We returned home and I continued to avoid balancing the check book. I started on it, got afraid, and decided to watch television instead. I’m sad to say it, but it took several weeks to get caught up and determine how far in the hole we were. God smiles on fools and I got paid one of those magic third paychecks in August, which caught us up (for the most part) and put us back to budgeting a month ahead. Well, until my husband purchased his books for the fall semester for $500 for 4 books (seriously?!). We are still in the hole but at least we can make a game plan now.
You have to step on the scale before you lose weight.

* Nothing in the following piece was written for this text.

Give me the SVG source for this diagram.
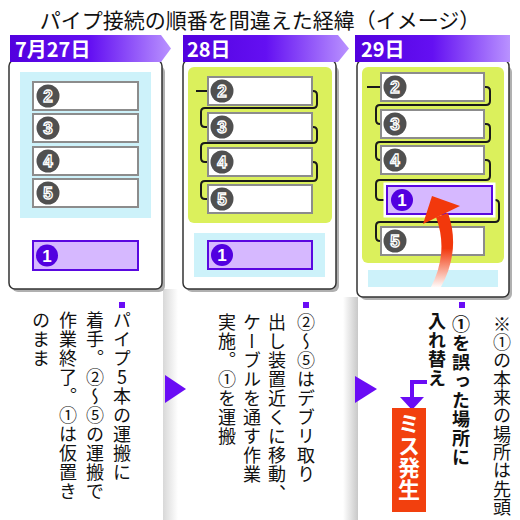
<svg xmlns="http://www.w3.org/2000/svg" width="520" height="520" viewBox="0 0 520 520">
<defs>
<linearGradient id="bannerGrad" x1="0" y1="0" x2="1" y2="0">
<stop offset="0" stop-color="#5200de"/>
<stop offset="0.5" stop-color="#6410f2"/>
<stop offset="1" stop-color="#b992ff"/>
</linearGradient>
<linearGradient id="sepA" x1="0" y1="0" x2="1" y2="0">
<stop offset="0" stop-color="#d8d8d8"/>
<stop offset="1" stop-color="#ffffff"/>
</linearGradient>
<linearGradient id="sepB" x1="0" y1="0" x2="1" y2="0">
<stop offset="0" stop-color="#ffffff"/>
<stop offset="1" stop-color="#c8c8c8"/>
</linearGradient>
<linearGradient id="redFade" gradientUnits="userSpaceOnUse" x1="0" y1="200" x2="0" y2="288">
<stop offset="0" stop-color="#f2380c"/>
<stop offset="0.55" stop-color="#f2380c"/>
<stop offset="1" stop-color="#ffffff"/>
</linearGradient>
</defs>
<style>
.title{font-family:"Noto Sans CJK JP","Noto Sans",sans-serif;font-size:21px;fill:#111}
.hdr{font-family:"Noto Sans CJK JP","Liberation Sans",sans-serif;font-size:20px;font-weight:bold;fill:#fff}
.banner{fill:url(#bannerGrad)}
.shadow{fill:#b0b0b0}
.panel{fill:#fff;stroke:#333;stroke-width:1.5}
.blue{fill:#cdf2fa}
.green{fill:#dbf05c}
.box{fill:#fff;stroke:#8c8c8c;stroke-width:2}
.box1{fill:#d6b8ff;stroke:#5a08e0;stroke-width:2}
.glow{fill:none;stroke:#fff;stroke-width:7}
.num{fill:#505050}
.numt{font-family:"Liberation Sans",sans-serif;font-weight:bold;font-size:17px;fill:#505050;stroke:#fff;stroke-width:1.3;text-anchor:middle}
.num1{fill:#5200e0}
.num1t{font-family:"Liberation Sans",sans-serif;font-weight:bold;font-size:17px;fill:#fff;text-anchor:middle}
.cable{fill:none;stroke:#1a1a1a;stroke-width:2}
.vt{font-family:"Noto Sans CJK JP",sans-serif;font-size:18px;fill:#111;writing-mode:vertical-rl;text-orientation:upright;letter-spacing:1px}
.vtb{font-weight:bold}
.miss{font-family:"Noto Sans CJK JP",sans-serif;font-size:22px;font-weight:bold;fill:#fff;writing-mode:vertical-rl;text-orientation:upright}
.mark{fill:#6a0cf5}
</style>
<rect width="520" height="520" fill="#fff"/>
<text class="title" x="260" y="27.5" text-anchor="middle">パイプ接続の順番を間違えた経緯（イメージ）</text>

<!-- separators -->
<rect x="163" y="289" width="15" height="231" fill="url(#sepA)"/>
<rect x="343" y="297" width="15" height="223" fill="url(#sepB)"/>

<!-- Column 1 -->
<g id="day1">
<rect class="shadow" x="12" y="66" width="153" height="226" rx="6"/>
<rect class="panel" x="9" y="60" width="153" height="229" rx="6"/>
<polygon class="banner" points="10,35 161,35 171,48.5 161,62 10,62"/>
<text class="hdr" x="15" y="57">7月27日</text>
<rect class="blue" x="20" y="72" width="131" height="146"/>
</g>
<g id="d1-p2"><rect class="box" x="33" y="82" width="105" height="28"/><circle class="num" cx="48" cy="96" r="11.5"/><text class="numt" x="48" y="102">2</text></g>
<g id="d1-p3"><rect class="box" x="33" y="114" width="105" height="28"/><circle class="num" cx="48" cy="128" r="11.5"/><text class="numt" x="48" y="134">3</text></g>
<g id="d1-p4"><rect class="box" x="33" y="147" width="105" height="28"/><circle class="num" cx="48" cy="161" r="11.5"/><text class="numt" x="48" y="167">4</text></g>
<g id="d1-p5"><rect class="box" x="33" y="179" width="105" height="28"/><circle class="num" cx="48" cy="193" r="11.5"/><text class="numt" x="48" y="199">5</text></g>
<g id="d1-p1"><rect class="box1" x="33" y="241" width="105" height="29"/><circle class="num1" cx="47" cy="255.5" r="11"/><text class="num1t" x="47" y="261.5">1</text></g>

<!-- Column 2 -->
<g id="day2">
<rect class="shadow" x="186" y="66" width="153" height="226" rx="6"/>
<rect class="panel" x="183" y="60" width="153" height="229" rx="6"/>
<polygon class="banner" points="183,35 338,35 349,48.5 338,62 183,62"/>
<text class="hdr" x="187" y="57">28日</text>
<rect class="green" x="188" y="67" width="144" height="156" rx="6"/>
<rect class="blue" x="194" y="233" width="131" height="44"/>
</g>
<g id="connectors">
<path class="cable" d="M196,91 H212 M308,91 H313 Q317,91 317,95 V104 Q317,108 313,108 H205 Q201,108 201,112 V123 Q201,127 205,127 H212 M308,127 H313 Q317,127 317,131 V139 Q317,143 313,143 H205 Q201,143 201,147 V158 Q201,162 205,162 H212 M308,162 H313 Q317,162 317,166 V177 Q317,181 313,181 H205 Q201,181 201,185 V195 Q201,199 205,199 H212"/>
</g>
<g id="d2-p2"><rect class="box" x="208" y="77" width="104" height="28"/><circle class="num" cx="222" cy="91" r="11.5"/><text class="numt" x="222" y="97">2</text></g>
<g id="d2-p3"><rect class="box" x="208" y="113" width="104" height="28"/><circle class="num" cx="222" cy="127" r="11.5"/><text class="numt" x="222" y="133">3</text></g>
<g id="d2-p4"><rect class="box" x="208" y="148" width="104" height="28"/><circle class="num" cx="222" cy="162" r="11.5"/><text class="numt" x="222" y="168">4</text></g>
<g id="d2-p5"><rect class="box" x="208" y="185" width="104" height="28"/><circle class="num" cx="222" cy="199" r="11.5"/><text class="numt" x="222" y="205">5</text></g>
<g id="d2-p1"><rect class="box1" x="208" y="241" width="104" height="28"/><circle class="num1" cx="222" cy="255" r="11"/><text class="num1t" x="222" y="261">1</text></g>

<!-- Column 3 -->
<g id="day3">
<rect class="shadow" x="360" y="66" width="152" height="234" rx="6"/>
<rect class="panel" x="357" y="60" width="152" height="237" rx="6"/>
<polygon class="banner" points="355,35 510,35 510,62 355,62"/>
<text class="hdr" x="361" y="57">29日</text>
<rect class="green" x="362" y="67" width="142" height="196" rx="6"/>
<rect class="blue" x="368" y="270" width="130" height="17"/>
</g>
<g id="connectors3">
<path class="cable" d="M367,87 H385 M480,87 H486 Q490,87 490,91 V101 Q490,105 486,105 H380 Q376,105 376,109 V120 Q376,124 380,124 H385 M480,124 H486 Q490,124 490,128 V138 Q490,142 486,142 H380 Q376,142 376,146 V156 Q376,160 380,160 H385 M480,160 H486 Q490,160 490,164 V176 Q490,180 486,180 H380 Q376,180 376,184 V196 Q376,200 380,200 H390 M488,200 H495 Q499,200 499,204 V218 Q499,222 495,222 H380 Q376,222 376,226 V237 Q376,241 380,241 H385"/>
</g>
<g id="d3-p2"><rect class="box" x="381" y="73" width="103" height="28"/><circle class="num" cx="395" cy="87" r="11.5"/><text class="numt" x="395" y="93">2</text></g>
<g id="d3-p3"><rect class="box" x="381" y="110" width="103" height="28"/><circle class="num" cx="395" cy="124" r="11.5"/><text class="numt" x="395" y="130">3</text></g>
<g id="d3-p4"><rect class="box" x="381" y="146" width="103" height="28"/><circle class="num" cx="395" cy="160" r="11.5"/><text class="numt" x="395" y="166">4</text></g>
<g id="d3-p1"><rect class="glow" x="387" y="186" width="105" height="28"/><rect class="box1" x="387" y="186" width="105" height="28"/><circle class="num1" cx="402" cy="200" r="11"/><text class="num1t" x="402" y="206">1</text></g>
<g id="d3-p5"><rect class="box" x="381" y="227" width="103" height="28"/><circle class="num" cx="395" cy="241" r="11.5"/><text class="numt" x="395" y="247">5</text></g>
<g id="moveArrow">
<path d="M436,217 Q449,252 431,287 L441,287 Q461,250 448,213 Z" fill="url(#redFade)"/>
<polygon points="432,196 423,224 460,206" fill="#f2380c"/>
</g>

<!-- Bottom texts -->
<g id="note1">
<rect class="mark" x="119" y="302" width="6" height="6"/>
<text class="vt" x="122" y="311">パイプ5本の運搬に</text>
<text class="vt" x="95" y="311">着手。②～⑤の運搬で</text>
<text class="vt" x="68" y="311">作業終了。①は仮置き</text>
<text class="vt" x="41" y="311">のまま</text>
</g>
<polygon class="mark" points="165,375 165,403 186,389"/>
<g id="note2">
<rect class="mark" x="303" y="302" width="6" height="6"/>
<text class="vt" x="306" y="313">②～⑤はデブリ取り</text>
<text class="vt" x="277" y="313">出し装置近くに移動、</text>
<text class="vt" x="252" y="313">ケーブルを通す作業</text>
<text class="vt" x="227" y="313">実施。①を運搬</text>
</g>
<polygon class="mark" points="355,376 355,403 377,389"/>
<g id="note3">
<rect class="mark" x="459" y="302" width="6" height="6"/>
<text class="vt vtb" x="461" y="315">①を誤った場所に</text>
<text class="vt vtb" x="437" y="312">入れ替え</text>
<text class="vt" x="502" y="315" style="letter-spacing:0.3px">※①の本来の場所は先頭</text>
<path d="M427,382 H412 V399" fill="none" stroke="#6a0cf5" stroke-width="4"/>
<polygon class="mark" points="400,397 424,397 412,410"/>
</g>
<g id="miss">
<rect x="392" y="408" width="34" height="104" fill="#f2400e"/>
<text class="miss" x="409" y="413">ミス発生</text>
</g>
</svg>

You have to know where the starting line is before you can visualize the finish line. You have to balance your checkbook and know where you are financially before you can change.
What have I learned this summer:
1. I need to balance my checkbook every week No. Matter. What. Even if I am scared or know I will be disappointed, I must do it.
2. Savings accounts are imperative and we must prioritize saving so that we can handle emergencies without borrowing from next month’s budget.
3. Emergencies are only emergencies. If I have an option as to whether I will pay for something, it is not an emergency.
4. I have to say no. I do not get to go on vacation when I cannot afford it.
5. My actions should be driven by my values and goals. I value financial freedom and have a goal to pay my bills and get out of debt. I have to ask myself before I make a purchase if it is furthering my goals and in line with my values.
Oh, I’ve been there! And I so know that scary feeling of not wanting to look, and not wanting to spend money, even on essentials like groceries or electricity, because as long as you don’t spend the money, even though you know you’re going to have to, it isn’t gone *yet*.
Good on you for facing up to it and getting it back under control. We all make mistakes, and I think the true measure of a person is the ability to learn from those mistakes and go on from there.
Exactly. That fear makes me a miser, even about grocery money. But thanks, I’m glad I am finally facing it down
Ugh, few things are worse than the dread of seeing what is in your bank account, and I hate it when travel plans eat up your budget – it’s remarkable how quickly it all adds up – that meal, that cab ride, even if you can get accommodations on the cheap it’s still a lot!